1. As the war in Ukraine approaches its 100th day, President Volodymyr Zelensky said on Thursday that Russian forces now control one-fifth of the country, a blunt acknowledgment of the slow but substantial gains that Moscow has made in recent weeks. Though battered, depleted and repulsed from their initial drive to capture the Ukrainian capital of Kyiv, Russian troops have used their superior artillery power to grind closer to their goal of taking over the eastern regions of Luhansk and Donetsk, known collectively as the Donbas, where Kremlin-backed separatists have been fighting Ukrainian troops since 2014. Mr. Zelensky said Russia had expanded its control of Ukrainian territory from an area roughly the size of the Netherlands before the invasion began to an area now greater than the Netherlands, Belgium and Luxembourg combined. (Source: nytimes.com)
2. Russian President Vladimir Putin is digging in for a long war of attrition over Ukraine and will be relentless in trying to use economic weapons, such as a blockade of Ukrainian grain exports, to whittle away Western support for Kyiv, according to members of Russia’s economic elite. The Kremlin has seized on recent signs of hesitancy by some European governments as an indication the West could lose focus in seeking to counter Russia’s invasion of Ukraine, especially as global energy costs surge following the imposition of sanctions on Moscow. Putin “believes the West will become exhausted,” said one well-connected Russian billionaire, speaking on the condition of anonymity for fear of retribution. Putin had not expected the West’s initially strong and united response, “but now he is trying to reshape the situation and he believes that in the longer term he will win,” the billionaire said. Western leaders are vulnerable to election cycles, and “he believes public opinion can flip in one day.” (Source: washingtonpost.com)

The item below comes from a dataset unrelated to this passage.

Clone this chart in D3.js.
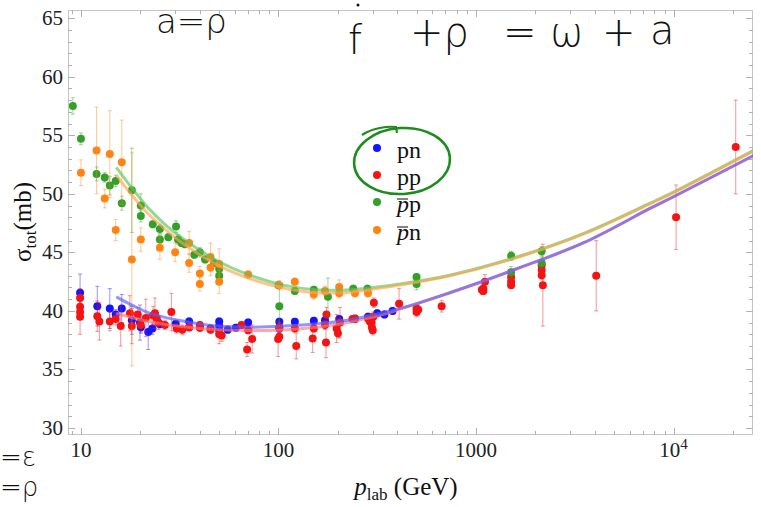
<!DOCTYPE html>
<html>
<head>
<meta charset="utf-8">
<script src="https://cdn.jsdelivr.net/npm/d3@7/dist/d3.min.js"></script>
<style>
  body { margin: 0; background: #fff; }
  text { font-family: "Liberation Serif", "Times New Roman", serif; }
  .hand { font-family: "DejaVu Sans", sans-serif; font-weight: 200; fill: #111; }
</style>
</head>
<body>
<svg id="chart" width="761" height="507"></svg>
<script>
// data: [p_lab (GeV), sigma_tot (mb), error]
const pnData = [
  [9.9,41.55,1.6],[12.1,40.4,1.7],[14,40.2,1.7],[15,39.7,0.4],[16.1,40.2,1.2],[18.1,39.2,1.2],
  [19.9,39.0,1.5],[20.1,38.6,0.5],[21.9,38.2,1.5],[23,38.5,0.5],[25.1,38.85,0.3],[30.2,38.9,0.3],
  [35.3,39.1,0.3],[35.3,38.6,0.3],[40,38.6,0.3],[45.3,38.5,0.3],[50.1,39.1,0.3],[50.1,38.7,0.3],
  [50.1,38.35,0.3],[55.3,38.4,0.3],[60.8,38.55,0.3],[70.2,39.0,0.3],[101,39.07,0.3],[101,38.5,0.3],
  [121,39.07,0.3],[151,39.15,0.3],[172,39.2,0.3],[203,39.3,0.3],[244,39.3,0.3],[284,39.5,0.3],
  [316,39.8,0.3],[344,39.7,0.3],[378,40.0,0.3]
];
const ppData = [
  [9.9,41.1,0.8],[9.9,40.35,0.8],[9.9,39.9,0.6],[9.9,39.5,1.5],[12.1,39.55,1.3],[12.4,39.1,1.6],
  [14,39.1,0.8],[15,39.3,0.5],[15.9,38.7,1.7],[17.7,39.8,1.5],[18.1,38.7,1.5],[19.4,39.7,0.6],
  [20.1,38.8,0.6],[21.3,39.4,1.6],[23.2,39.6,0.8],[23.7,39.8,1.3],[24.2,39.35,0.5],[24.7,39.0,0.6],
  [26.6,38.8,0.4],[28.7,39.9,1.6],[30.5,38.5,0.4],[32.6,38.4,0.4],[35.3,38.6,0.3],[40,38.8,0.3],
  [40,38.55,0.3],[45.3,38.4,0.3],[50.1,38.0,0.8],[51.6,37.9,0.5],[65,38.8,0.3],[69.4,36.7,0.6],
  [70.2,38.35,0.3],[73.6,37.6,1.2],[99.6,37.6,1.5],[101,38.6,0.4],[101,37.8,0.4],[121,38.5,0.3],
  [123,37.0,1.1],[149,37.65,1.2],[151,38.5,0.3],[172,38.8,0.4],[174,37.3,1.3],[175,39.7,0.6],
  [197,38.5,1.2],[200,38.1,0.4],[205,39.0,1.3],[237,39.3,0.3],[244,39.35,0.3],[284,39.35,0.3],
  [290,39.1,0.4],[296,39.0,0.4],[297,38.6,0.4],[300,38.35,0.4],[302,39.5,0.4],[304,40.7,0.4],
  [408,40.6,1.3],[500,40.2,0.3],[500,39.9,0.4],[510,40.1,0.4],[670,40.4,0.5],[1070,41.8,0.4],
  [1090,41.9,0.3],[1090,41.7,0.3],[1110,42.5,0.6],[1506,42.9,0.3],[1506,42.5,0.3],[1506,42.2,0.3],
  [2150,43.9,0.4],[2150,43.5,0.4],[2150,43.05,0.4],[2180,42.2,3.5],[4060,43.0,3.0],
  [10300,48.0,2.75],[20650,54.0,4.0]
];
const pbarpData = [
  [9.1,57.5,0.7],[10,54.7,0.5],[12,51.7,0.6],[13.2,51.4,0.4],[14,50.7,0.8],[15,51.1,0.5],
  [16.1,49.2,0.6],[18.1,50.3,3.6],[20.1,49.0,1.0],[20.1,48.1,0.5],[23.1,47.4,0.3],[25.1,47.0,0.4],
  [25.1,46.1,0.4],[27.7,46.3,0.3],[30.3,47.2,0.5],[31,46.1,0.4],[32.3,45.8,0.3],[33.6,45.7,0.3],
  [37.5,44.8,0.3],[40,45.0,0.4],[42.5,44.4,0.3],[47.1,44.1,0.3],[50.1,43.6,0.3],[50.1,43.0,0.4],
  [100,42.2,0.3],[101,40.4,1.8],[121,41.7,0.3],[151,41.8,0.3],[178,41.2,1.6],[239,41.9,0.3],
  [282,41.9,0.3],[500,42.9,0.3],[500,42.3,0.5],[1506,44.7,0.4],[1506,43.3,0.5],[2150,45.1,0.4],
  [2150,44.1,0.5]
];
const pbarnData = [
  [10,51.8,1.1],[12,53.7,3.7],[13.2,49.6,0.8],[14,53.4,3.7],[15,46.9,0.9],[16.1,52.7,3.6],
  [18.1,44.4,9.1],[20.1,46.1,1.0],[25.1,45.4,1.0],[30,45.0,0.8],[35.3,45.8,1.0],[35.3,44.1,0.8],
  [40,43.2,0.6],[40,42.3,0.6],[45.3,44.6,1.2],[45.3,43.7,0.7],[50.1,44.0,1.3],[50.1,42.5,1.0],
  [70.2,43.1,0.3],[101,42.2,0.4],[121,42.5,0.3],[151,41.4,0.4],[172,41.7,0.4],[203,42.05,0.6],
  [203,41.5,0.4],[244,41.5,0.3],[284,41.5,0.3]
];

// fitted curves: [p_lab, sigma]
const pnCurve = [[15.1,41.2],[18.1,40.5],[21.9,39.85],[26.6,39.45],[32.3,39.15],[39.3,38.9],[48.7,38.7],
  [71.6,38.6],[106,38.7],[156,38.9],[230,39.25],[411,40.2],[737,41.55],[1610,43.6],[3490,45.8],
  [7600,48.75],[10000,49.75],[26700,53.45]];
const ppCurve = [[15.1,39.8],[20,39.25],[26.6,38.85],[40,38.5],[60,38.35],[100,38.35],[156,38.6],
  [230,39.05],[340,39.7],[411,40.15],[737,41.55],[1610,43.6],[3490,45.8],[7600,48.75],[10000,49.75],
  [26700,53.45]];
const pbarpCurve = [[15.1,52.25],[18.1,50.5],[21.9,48.8],[26.6,47.4],[32.6,46.2],[48.7,44.3],[71.6,43.05],
  [105.8,42.2],[156,41.8],[230,41.8],[411,42.3],[737,43.05],[1610,44.6],[3490,46.6],[7600,49.2],
  [10000,50.15],[26700,53.9]];
const pbarnCurve = [[15.1,51.6],[18.1,49.9],[21.9,48.3],[26.6,47.0],[32.6,45.8],[48.7,43.95],[71.6,42.75],
  [105.8,41.95],[156,41.55],[230,41.6],[411,42.2],[737,43.0],[1610,44.55],[3490,46.55],[7600,49.15],
  [10000,50.1],[26700,53.85]];

const yTicks = [30, 35, 40, 45, 50, 55, 60, 65];
const xTicks = [10, 100, 1000, 10000];
const xTickLabels = ["10", "100", "1000", "10^4"];

const series = [
  {name: "pn",  bar: false, data: pnData,    curve: pnCurve,    color: "#1414ff", line: "#5a5aff"},
  {name: "pp",  bar: false, data: ppData,    curve: ppCurve,    color: "#f41414", line: "#ff7a7a"},
  {name: "pp",  bar: true,  data: pbarpData, curve: pbarpCurve, color: "#34a02a", line: "#58c458"},
  {name: "pn",  bar: true,  data: pbarnData, curve: pbarnCurve, color: "#ff8414", line: "#ffa452"}
];
// order the fit lines are painted in (later ones on top)
const curveOrder = [1, 0, 2, 3];

const W = 761, H = 507;
const margin = {left: 68, top: 10, right: 8, bottom: 72};
const x = d3.scaleLog().domain([8.6, 25250]).range([margin.left, W - margin.right]);
const y = d3.scaleLinear().domain([29.4, 65.7]).range([H - margin.bottom, margin.top]);

const svg = d3.select("#chart");

svg.append("clipPath").attr("id", "plotclip")
  .append("rect")
  .attr("x", margin.left).attr("y", margin.top)
  .attr("width", W - margin.left - margin.right)
  .attr("height", H - margin.top - margin.bottom);

// frame
svg.append("rect")
  .attr("x", margin.left + 0.5).attr("y", margin.top + 0.5)
  .attr("width", W - margin.left - margin.right - 1)
  .attr("height", H - margin.top - margin.bottom - 1)
  .attr("fill", "none").attr("stroke", "#c4c4c4");

// ticks: all four sides, pointing inward
const xMinor = [];
for (let e = 0; e <= 4; e++) {
  for (let k = 1; k <= 9; k++) {
    const v = k * Math.pow(10, e);
    if (v >= 8.6 && v <= 25250) xMinor.push(v);
  }
}
const yMinor = d3.range(30, 66, 1);

const tickG = svg.append("g").attr("stroke", "#b0b0b0").attr("stroke-width", 1);
xMinor.forEach(function(v){
  const major = xTicks.indexOf(v) >= 0;
  const len = major ? 7 : 4;
  const px = Math.round(x(v)) + 0.5;
  tickG.append("line").attr("x1", px).attr("x2", px)
    .attr("y1", H - margin.bottom).attr("y2", H - margin.bottom - len);
  tickG.append("line").attr("x1", px).attr("x2", px)
    .attr("y1", margin.top).attr("y2", margin.top + len);
});
yMinor.forEach(function(v){
  const major = v % 5 == 0;
  const len = major ? 7 : 4;
  const py = Math.round(y(v)) + 0.5;
  tickG.append("line").attr("y1", py).attr("y2", py)
    .attr("x1", margin.left).attr("x2", margin.left + len);
  tickG.append("line").attr("y1", py).attr("y2", py)
    .attr("x1", W - margin.right).attr("x2", W - margin.right - len);
});

// tick labels
svg.append("g").selectAll("text")
  .data(yTicks).enter().append("text")
  .attr("x", margin.left - 5)
  .attr("y", d => y(d) + 7)
  .attr("text-anchor", "end")
  .attr("font-size", 21)
  .attr("fill", "#222")
  .text(d => d);

const xl = svg.append("g").selectAll("text")
  .data(xTicks).enter().append("text")
  .attr("x", d => x(d))
  .attr("y", 457)
  .attr("text-anchor", "middle")
  .attr("font-size", 21)
  .attr("fill", "#222");
xl.each(function(d, i){
  const lab = xTickLabels[i];
  const t = d3.select(this);
  if (lab.indexOf("^") > 0) {
    const parts = lab.split("^");
    t.append("tspan").text(parts[0]);
    t.append("tspan").attr("dy", -8).attr("font-size", 15).text(parts[1]);
  } else {
    t.text(lab);
  }
});

// axis titles
const yt = svg.append("text")
  .attr("transform", "translate(31,222) rotate(-90)")
  .attr("text-anchor", "middle")
  .attr("font-size", 25)
  .attr("fill", "#111");
yt.append("tspan").text("σ");
yt.append("tspan").attr("dy", 5).attr("font-size", 17).text("tot");
yt.append("tspan").attr("dy", -5).text("(mb)");

const xt = svg.append("text")
  .attr("x", 406).attr("y", 495)
  .attr("text-anchor", "middle")
  .attr("font-size", 25)
  .attr("fill", "#111");
xt.append("tspan").attr("font-style", "italic").text("p");
xt.append("tspan").attr("dy", 5).attr("font-size", 17).text("lab");
xt.append("tspan").attr("dy", -5).text(" (GeV)");

// plot contents
const plot = svg.append("g").attr("clip-path", "url(#plotclip)");

series.forEach(function(s){
  const g = plot.append("g");
  // error bars
  const eb = g.append("g").attr("stroke", s.color).attr("stroke-opacity", 0.45).attr("stroke-width", 1);
  eb.selectAll("line.v").data(s.data).enter().append("line")
    .attr("x1", d => x(d[0])).attr("x2", d => x(d[0]))
    .attr("y1", d => y(d[1] - d[2])).attr("y2", d => y(d[1] + d[2]));
  eb.selectAll("line.t").data(s.data).enter().append("line")
    .attr("x1", d => x(d[0]) - 2).attr("x2", d => x(d[0]) + 2)
    .attr("y1", d => y(d[1] + d[2])).attr("y2", d => y(d[1] + d[2]));
  eb.selectAll("line.b").data(s.data).enter().append("line")
    .attr("x1", d => x(d[0]) - 2).attr("x2", d => x(d[0]) + 2)
    .attr("y1", d => y(d[1] - d[2])).attr("y2", d => y(d[1] - d[2]));
  // points
  g.selectAll("circle").data(s.data).enter().append("circle")
    .attr("cx", d => x(d[0])).attr("cy", d => y(d[1]))
    .attr("r", 4)
    .attr("fill", s.color);
});

const line = d3.line()
  .x(d => x(d[0])).y(d => y(d[1]))
  .curve(d3.curveCatmullRom);

curveOrder.forEach(function(i){
  const s = series[i];
  plot.append("path")
    .datum(s.curve)
    .attr("d", line)
    .attr("fill", "none")
    .attr("stroke", s.line)
    .attr("stroke-opacity", 0.65)
    .attr("stroke-width", 3);
});

// legend
const legendRows = [148, 175, 202, 230];
series.forEach(function(s, i){
  const cy = legendRows[i];
  svg.append("circle").attr("cx", 377).attr("cy", cy).attr("r", 4).attr("fill", s.color);
  const t = svg.append("text").attr("x", 397).attr("y", cy + 10)
    .attr("font-size", 24).attr("fill", "#111");
  if (s.bar) {
    t.append("tspan").attr("font-style", "italic").text("p");
    t.append("tspan").text(s.name.slice(1));
    svg.append("line").attr("x1", 397).attr("x2", 408)
      .attr("y1", cy - 3).attr("y2", cy - 3)
      .attr("stroke", "#333").attr("stroke-width", 1.2);
  } else {
    t.text(s.name);
  }
});

// handwritten notes on the picture
const notes = [
  {t: "a=ρ", x: 156, y: 33, s: 34},
  {t: "f", x: 348, y: 54, s: 40},
  {t: "+ρ", x: 410, y: 46, s: 40},
  {t: "=", x: 503, y: 46, s: 40},
  {t: "ω", x: 550, y: 46, s: 40},
  {t: "+", x: 602, y: 46, s: 40},
  {t: "a", x: 650, y: 44, s: 40},
  {t: "=ε", x: 0, y: 466, s: 26},
  {t: "=ρ", x: 0, y: 496, s: 26}
];
svg.append("g").selectAll("text").data(notes).enter().append("text")
  .attr("class", "hand")
  .attr("x", d => d.x).attr("y", d => d.y)
  .attr("font-size", d => d.s)
  .text(d => d.t);
svg.append("circle").attr("cx", 358).attr("cy", 5).attr("r", 1.5).attr("fill", "#111");

// green ring drawn round the pn / pp legend
svg.append("ellipse")
  .attr("cx", 402).attr("cy", 161).attr("rx", 48).attr("ry", 33)
  .attr("transform", "rotate(-4 402 161)")
  .attr("fill", "none").attr("stroke", "#1e8c1e").attr("stroke-width", 2.5);
svg.append("path")
  .attr("d", "M362,135 C372,128 388,126 396,127 L397,133")
  .attr("fill", "none").attr("stroke", "#1e8c1e").attr("stroke-width", 2.2);
</script>
</body>
</html>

3. The mobile phone of Lieutenant Yuri Shalaev shines a cold light on Russia’s military culture and the alleged human rights abuses it has spawned in Ukraine. Shalaev was deployed as a motorized rifle platoon officer in late February and was captured by Ukrainian soldiers in April. The videos and text messages on his phone were later turned into a 24-minute documentary by Ukrainian journalists. Heavy editing may make the film a biased source, but the fears shared with Shalaev by his colleagues, and their complaints about shoddy equipment and President Vladimir Putin’s “special operation,” reveal a deep decay in Russia’s armed forces that may continue to hinder its offensive in Ukraine, western defense officials and analysts said. “There is an illustrative moment when Shalaev films a destroyed column of Russian vehicles and his reaction is not, let’s stop and help. It was drive on. There was no camaraderie. It was every man for himself,” said Dara Massicot, a Russia military expert at the Rand Corporation, a US think-tank. “That is not the culture that an army needs to win a war.” Read the rest. The documentary is chilling. (Source: ft.com, meduza.io/en)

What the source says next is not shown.